Le biocontrôle est décidément très convoité ! « 1,2 milliard de dollars. C’est la somme que vient de débourser Corteva pour acquérir le spécialiste américain des biostimulants Stoller », souligne l’étude réalisée par Unigrains en décembre 2022, qui met en avant une tendance de fond sur le rachat d’entreprises spécialisées dans les biosolutions. « Il existe une forte demande en France pour des pratiques de culture alliant durabilité et efficacité, et les agriculteurs sont de plus en plus attentifs à la demande des consommateurs », déclare Sylvain Bedel, directeur général de Corteva France. « Notre stratégie en France vise à amplifier le développement des produits de notre plateforme « Biologicals », qui complètent nos solutions conventionnelles. Stoller est leader en produits biologiques ; nous voulons devenir un acteur incontournable en France sur ce marché ».
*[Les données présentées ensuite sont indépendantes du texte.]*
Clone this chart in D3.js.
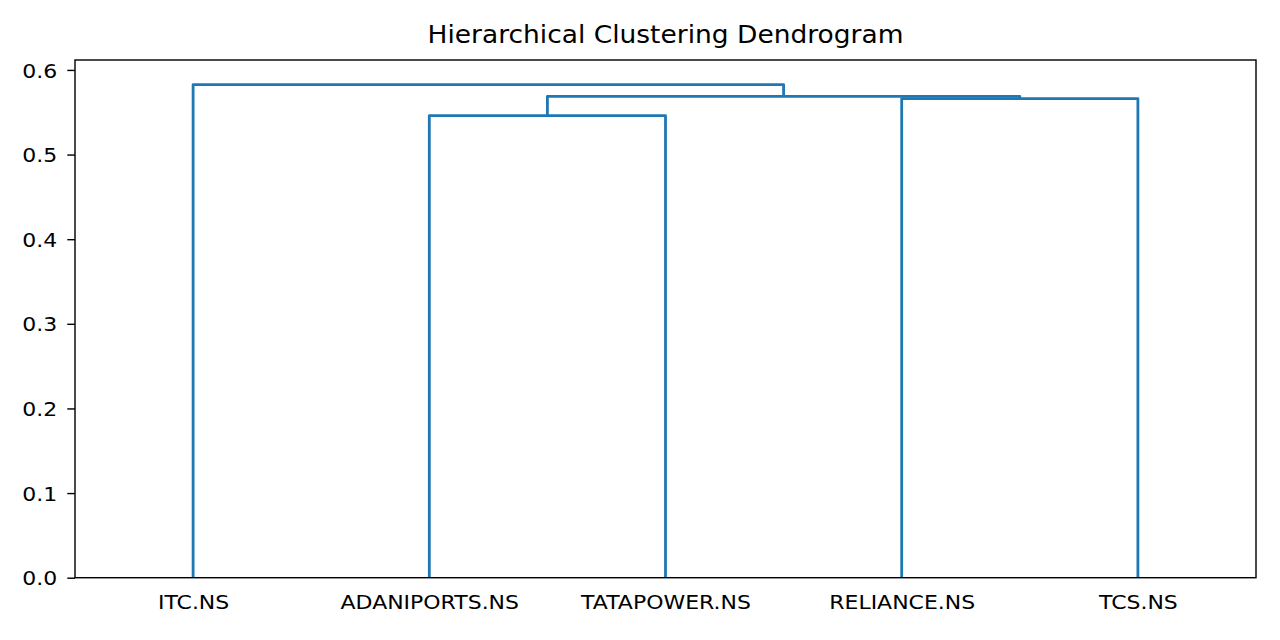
<!DOCTYPE html>
<html><head><meta charset="utf-8">
<script src="https://cdn.jsdelivr.net/npm/d3@7"></script>
<style>body{margin:0;background:#fff}svg text{font-family:"DejaVu Sans",sans-serif;fill:#000}</style>
</head><body><svg id="c" width="1280" height="640"></svg>
<script>
// Leaves in dendrogram order
const leaves = ["ITC.NS","ADANIPORTS.NS","TATAPOWER.NS","RELIANCE.NS","TCS.NS"];
// Merges: [child A, child B, height]; ids >= leaves.length refer to earlier merges
const mergeA = [1, 3, 5, 0];
const mergeB = [2, 4, 6, 7];
const mergeH = [0.546, 0.566, 0.5687, 0.5826];
const yTicks = [0.0, 0.1, 0.2, 0.3, 0.4, 0.5, 0.6];
const title = "Hierarchical Clustering Dendrogram";

const W=1280,H=640, L=75, R=1256, T=60, B=577.7;
const svg=d3.select("#c");
const x=d3.scaleLinear().domain([0,leaves.length*10]).range([L,R]);
const y=d3.scaleLinear().domain([0,d3.max(mergeH)*1.05]).range([B,T]);

// node positions
const nodeX=[], nodeY=[];
leaves.forEach((d,i)=>{nodeX.push(5+10*i);nodeY.push(0);});
mergeH.forEach((h,k)=>{
  const a=mergeA[k], b=mergeB[k];
  const xa=nodeX[a], xb=nodeX[b];
  svg.append("path")
    .attr("d",`M${x(xa)},${y(nodeY[a])}V${y(h)}H${x(xb)}V${y(nodeY[b])}`)
    .attr("fill","none").attr("stroke","#1f77b4").attr("stroke-width",2.8)
    .attr("stroke-linejoin","round");
  nodeX.push((xa+xb)/2); nodeY.push(h);
});

// axes
const fs=19.8, sx=1.11;
const ya=svg.append("g").attr("transform",`translate(${L},0)`)
  .call(d3.axisLeft(y).tickValues(yTicks).tickFormat(d3.format(".1f")).tickSize(7.7).tickPadding(9.7));
const xa=svg.append("g").attr("transform",`translate(0,${B})`)
  .call(d3.axisBottom(x).tickValues(leaves.map((d,i)=>5+10*i)).tickFormat((d,i)=>leaves[i]).tickSize(0));
[ya,xa].forEach(g=>{g.select(".domain").remove();g.selectAll("line").attr("stroke","#000").attr("stroke-width",1.42);
  g.selectAll("text").attr("font-size",fs).attr("font-family","DejaVu Sans");});
ya.selectAll("text").attr("x",0).attr("dy","0.36em").attr("transform",`translate(-17.7,0) scale(${sx},1)`);
xa.selectAll("text").attr("y",0).attr("dy",0).attr("transform",`translate(0,31.6) scale(${sx},1)`);
svg.append("rect").attr("x",L).attr("y",T).attr("width",R-L).attr("height",B-T)
  .attr("fill","none").attr("stroke","#000").attr("stroke-width",1.42);
svg.append("text").attr("text-anchor","middle")
  .attr("transform",`translate(${(L+R)/2},42.7) scale(1.09,1)`)
  .attr("font-size",24.3).text(title);
</script></body></html>
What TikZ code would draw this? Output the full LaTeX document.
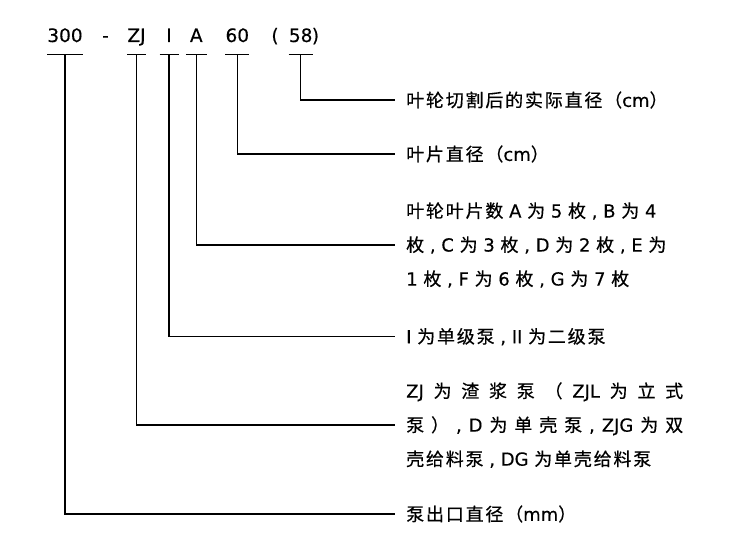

Pourtant, ces rachats ne sont pas nouveaux. « La première vague d’investissements via des agrochimistes s’est mise en route entre 2009 et 2015, sans pouvoir en distinguer de leader », déclare Robin Horriot, chargé d’études junior chez Unigrains et auteur de l’étude. La pression sociétale actuelle, combinée aux exigences environnementales, viennent motiver ces nouvelles acquisitions. « Les biosolutions font partie de l’équation de la transition agroalimentaire », ajoute Robin Horriot. Il s’agit en effet d’un outil pouvant appuyer la feuille de route européenne, notamment en termes de réduction de l’utilisation de produits phytosanitaires. Le contexte climatique actuel, qui impacte l’environnement et le secteur alimentaire, accélère également le développement des biosolutions, qui peuvent par exemple répondre au stress hydrique.

« Un marché en construction »

Les biosolutions ne réagissent cependant pas aussi efficacement que les produits chimiques, car ce sont des produits issus du vivant. « C’est un marché en construction, les produits sont plus difficiles à maîtriser », indique Robin Horriot. « Les produits de biocontrôle ne sont pas encore au stade de l’efficacité, nous devons monter en compétences et en innovation pour que ça puisse fonctionner », complète Jean-Paul Souchal, responsable du marketing des cultures chez Bayer. Les agrochimistes misent gros pour se positionner sur le marché : l’entreprise internationale Corteva Agriscience a investi pour l’acquisition de Stoller, après avoir racheté le groupe espagnol Symborg, spécialiste en biostimulants. De son côté, le groupe Bayer vient d’investir 6 M€ dans une nouvelle usine de conditionnement dédiée aux produits de biocontrôle au sein de son usine de Marle, dans l’Aisne, afin de la transformer en concentrateur européen des biosolutions. Syngenta a investi dans Bionema, une entreprise spécialisée dans le biocontrôle. « Les biosolutions, qui incluent les biocontrôles et les biostimulants, sont l’un des 5 axes de développement de Syngenta pour accompagner les agriculteurs dans la transition agroécologique », déclare Xavier Thévenot, directeur de l’Innovation et de la durabilité chez Syngenta. Ces nombreux investissements visent à être rentables dans les prochaines années. Pour Corteva, ce deuxième rachat en 2022 répond à une ambition : « l’objectif affiché est qu’à horizon 2030, ces 3 familles (Biologicals, Stoller et Symborg) réalisent 30 % de son chiffre d’affaires total », précise Robin Horriot dans son étude.

*Unigrains est la société d’investissement de la filière céréalière.

Point de vue de Jean-Paul Souchal, responsable du marketing des cultures chez Bayer

« Les biosolutions (biocontrôles et biostimulants) sont un pilier dans notre palette de solutions et nous avons de fortes ambitions de développement, notamment au vu des nouvelles orientations politiques et règlementaires. Bayer a mis en place une démarche d’open innovation, en travaillant avec plusieurs acteurs : des universitaires, des start-up et des laboratoires. Notre partenariat avec Ginkgo Bioworks, spécialisé dans la recherche et le développement des solutions microbiennes, reflète cette idée de maximiser les compétences scientifiques, en termes d’industrialisation, afin de proposer plusieurs solutions dans un secteur qui a vocation à se développer. Nous ne sommes pas pour autant dans une stratégie de remplacement total des produits chimiques par des produits de biosolutions ou de biocontrôle. Nous savons qu’on ne pourra pas se passer de produits chimiques du jour au lendemain ; nous réduisons leur usage en les combinant aux biosolutions, comme une transition et par complémentarité. Nous allons jouer sur les autres composantes, en travaillant avec les semences, le digital farming etc… Le but est de montrer ce qu’ils peuvent s’apporter mutuellement ».